Only a year after they moved in, the house was badly damaged in a fire caused accidentally by a careless serving boy. This forced them to move further down the road to 75 Fore Street. Following repairs, the house was let for a time to Elizabeth Bythesea before being purchased by Thomas Turner in 1790. A few years later he was obliged to surrender the property to the Tabernacle minister John Clark after defaulting on debts, and it was eventually purchased by Thomas Timbrell, of a local family of lawyers and bankers. Throughout this period, though, it continued to be let to a series of tradespeople: John Ching, grocer and linen draper for most of the first decade of the 1800s, and later to surgeon and apothecary John Warren Cary.

The Timbrell family eventually sold the house in 1839 to the cloth merchant Samuel Salter, who let it to his niece Sarah and her husband Jesse Gouldsmith, who later became general manager of Salter's Home Mills on the site of what is now the Shires shopping centre. The Gouldsmiths lived at Parade House until 1863 when they moved to a large mansion in Clifton, Bristol. Parade House was owned and occupied for a while by J. G. Strachan, another partner in Home Mill, but he too put the building up for sale in 1866.
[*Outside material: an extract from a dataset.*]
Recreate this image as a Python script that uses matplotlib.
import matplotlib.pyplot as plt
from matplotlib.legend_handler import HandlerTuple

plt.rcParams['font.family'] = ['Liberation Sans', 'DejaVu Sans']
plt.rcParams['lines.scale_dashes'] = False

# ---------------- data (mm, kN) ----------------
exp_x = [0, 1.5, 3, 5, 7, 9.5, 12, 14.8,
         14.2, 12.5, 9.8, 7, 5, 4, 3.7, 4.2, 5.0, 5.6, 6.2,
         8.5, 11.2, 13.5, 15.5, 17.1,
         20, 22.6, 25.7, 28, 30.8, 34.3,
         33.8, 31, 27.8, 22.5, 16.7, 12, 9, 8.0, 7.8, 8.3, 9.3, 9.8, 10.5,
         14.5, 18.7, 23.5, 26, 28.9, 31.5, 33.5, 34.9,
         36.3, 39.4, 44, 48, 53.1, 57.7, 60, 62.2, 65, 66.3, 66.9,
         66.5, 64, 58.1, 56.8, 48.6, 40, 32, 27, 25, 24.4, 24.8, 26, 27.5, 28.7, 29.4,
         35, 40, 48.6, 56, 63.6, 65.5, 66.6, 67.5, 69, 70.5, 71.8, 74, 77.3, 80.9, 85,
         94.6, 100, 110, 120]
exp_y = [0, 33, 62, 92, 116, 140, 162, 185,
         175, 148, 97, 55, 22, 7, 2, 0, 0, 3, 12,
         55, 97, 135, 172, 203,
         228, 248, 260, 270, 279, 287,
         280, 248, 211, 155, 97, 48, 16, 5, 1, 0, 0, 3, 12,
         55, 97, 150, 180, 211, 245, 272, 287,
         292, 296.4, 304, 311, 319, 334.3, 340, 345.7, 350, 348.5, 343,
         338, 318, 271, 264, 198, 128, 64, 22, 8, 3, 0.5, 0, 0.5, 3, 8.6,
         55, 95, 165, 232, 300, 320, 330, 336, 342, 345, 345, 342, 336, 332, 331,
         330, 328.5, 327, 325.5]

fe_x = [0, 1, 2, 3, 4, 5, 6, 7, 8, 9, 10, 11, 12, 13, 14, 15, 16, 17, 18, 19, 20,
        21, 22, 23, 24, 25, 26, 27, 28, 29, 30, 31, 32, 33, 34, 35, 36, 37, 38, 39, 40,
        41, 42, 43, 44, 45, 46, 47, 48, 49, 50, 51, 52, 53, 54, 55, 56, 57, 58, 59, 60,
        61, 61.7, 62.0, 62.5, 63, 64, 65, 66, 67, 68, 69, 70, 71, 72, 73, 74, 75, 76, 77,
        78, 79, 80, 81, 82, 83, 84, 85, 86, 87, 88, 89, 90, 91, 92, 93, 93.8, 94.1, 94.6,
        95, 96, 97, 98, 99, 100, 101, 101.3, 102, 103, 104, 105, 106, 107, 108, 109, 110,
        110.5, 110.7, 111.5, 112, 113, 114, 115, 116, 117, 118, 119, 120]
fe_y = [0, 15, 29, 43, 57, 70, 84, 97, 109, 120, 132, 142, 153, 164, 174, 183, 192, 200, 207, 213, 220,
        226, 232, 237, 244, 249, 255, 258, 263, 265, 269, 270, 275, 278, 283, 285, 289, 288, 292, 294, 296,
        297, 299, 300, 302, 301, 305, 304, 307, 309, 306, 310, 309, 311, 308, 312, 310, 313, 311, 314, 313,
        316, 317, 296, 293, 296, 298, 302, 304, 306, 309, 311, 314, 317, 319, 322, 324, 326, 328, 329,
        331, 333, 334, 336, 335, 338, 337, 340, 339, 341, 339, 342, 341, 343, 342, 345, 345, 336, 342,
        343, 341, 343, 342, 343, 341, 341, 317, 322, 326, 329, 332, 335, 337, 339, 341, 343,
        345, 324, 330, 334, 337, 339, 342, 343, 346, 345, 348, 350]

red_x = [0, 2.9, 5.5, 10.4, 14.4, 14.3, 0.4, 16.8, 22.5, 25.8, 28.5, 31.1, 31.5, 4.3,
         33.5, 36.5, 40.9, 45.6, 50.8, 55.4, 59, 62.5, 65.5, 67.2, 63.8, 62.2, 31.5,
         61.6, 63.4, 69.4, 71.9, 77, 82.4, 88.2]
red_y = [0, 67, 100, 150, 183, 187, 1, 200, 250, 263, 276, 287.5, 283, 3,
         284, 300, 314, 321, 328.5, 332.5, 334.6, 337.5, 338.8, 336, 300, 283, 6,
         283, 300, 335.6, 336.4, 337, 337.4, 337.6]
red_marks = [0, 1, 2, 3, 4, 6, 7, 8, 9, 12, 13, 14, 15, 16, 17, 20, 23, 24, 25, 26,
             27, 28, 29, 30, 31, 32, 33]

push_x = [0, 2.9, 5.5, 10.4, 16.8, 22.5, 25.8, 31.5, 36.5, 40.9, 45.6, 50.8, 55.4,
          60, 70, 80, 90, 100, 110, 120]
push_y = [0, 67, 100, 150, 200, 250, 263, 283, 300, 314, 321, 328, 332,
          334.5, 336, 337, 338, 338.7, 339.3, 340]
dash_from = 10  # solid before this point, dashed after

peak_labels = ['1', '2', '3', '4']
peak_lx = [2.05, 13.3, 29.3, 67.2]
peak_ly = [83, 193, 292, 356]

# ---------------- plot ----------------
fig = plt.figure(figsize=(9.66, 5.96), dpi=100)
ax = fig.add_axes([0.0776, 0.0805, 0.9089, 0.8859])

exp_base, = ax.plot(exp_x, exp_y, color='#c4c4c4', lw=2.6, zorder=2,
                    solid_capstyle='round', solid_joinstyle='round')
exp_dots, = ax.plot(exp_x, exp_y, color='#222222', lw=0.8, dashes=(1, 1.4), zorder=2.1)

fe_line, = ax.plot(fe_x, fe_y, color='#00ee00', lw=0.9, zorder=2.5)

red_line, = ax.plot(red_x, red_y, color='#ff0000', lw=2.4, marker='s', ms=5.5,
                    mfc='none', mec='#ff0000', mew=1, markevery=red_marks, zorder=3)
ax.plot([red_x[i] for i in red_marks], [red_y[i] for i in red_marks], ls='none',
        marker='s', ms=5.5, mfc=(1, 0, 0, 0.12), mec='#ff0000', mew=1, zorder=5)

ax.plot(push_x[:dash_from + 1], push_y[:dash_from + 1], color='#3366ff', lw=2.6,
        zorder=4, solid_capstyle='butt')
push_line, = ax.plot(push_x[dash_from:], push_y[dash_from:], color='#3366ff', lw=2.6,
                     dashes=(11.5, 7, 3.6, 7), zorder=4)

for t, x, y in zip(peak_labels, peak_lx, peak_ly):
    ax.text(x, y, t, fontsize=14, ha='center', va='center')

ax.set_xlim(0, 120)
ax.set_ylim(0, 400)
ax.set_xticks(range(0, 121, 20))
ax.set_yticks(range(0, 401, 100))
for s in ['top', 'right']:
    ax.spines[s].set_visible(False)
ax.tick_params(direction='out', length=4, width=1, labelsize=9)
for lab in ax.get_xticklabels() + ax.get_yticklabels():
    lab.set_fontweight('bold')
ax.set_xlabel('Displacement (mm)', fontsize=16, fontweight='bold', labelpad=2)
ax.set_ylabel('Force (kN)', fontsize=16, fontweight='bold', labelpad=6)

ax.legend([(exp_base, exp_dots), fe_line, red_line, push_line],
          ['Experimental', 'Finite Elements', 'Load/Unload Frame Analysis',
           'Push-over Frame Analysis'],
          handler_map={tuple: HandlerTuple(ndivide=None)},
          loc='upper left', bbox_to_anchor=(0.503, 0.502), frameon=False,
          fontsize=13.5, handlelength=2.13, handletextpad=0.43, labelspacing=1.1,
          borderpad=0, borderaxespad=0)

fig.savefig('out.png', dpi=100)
It is not clear who owned the building for the rest of the century, but it was once again let to tradespeople throughout that period. These included the dentist and chemist William Honey Hayward until 1880, and subsequently the drapers and dressmakers Arthur and Sarah Heathcote, who lived and traded from the property until 1901. At the 1911 Census, Parade House was occupied by Miss Kate Morris, an unmarried dressmaker, together with her assistant Sophia Pearson. Shortly afterwards, in around 1918, the building was acquired by Usher's Wiltshire Brewery, under whose ownership it was to remain until 2001. Parade House was the last of the row of fine buildings along Wicker Hill to be acquired by Ushers, and a series of passageways and staircases were built between the buildings to connect them. During the final decades of the brewery, Parade House served as the corporate headquarters for the business, housing the managing director's office and accounts department.

=== 21st century ===
Following the demise and break-up of Ushers Brewery in 2001, the company's various buildings along Fore Street were sold off to different owners. Over the following years, Parade House was used as corporate offices by a variety of separate companies. For about a year between 2003 and 2004 it became Trowbridge police station while a new station was being built in Polebarn Road. Ownership changed hands several times between 2001 and 2018. In 2021, application was made to Wiltshire Council to redevelop Parade House for multiple occupation, with the individual rooms converted to bedsits. Permission was granted, but the building was put up for sale again in 2022. That year it was purchased by local residents Carey and Simon Tesler who abandoned the conversion plan and instead relaunched the building as a venue for public and private events.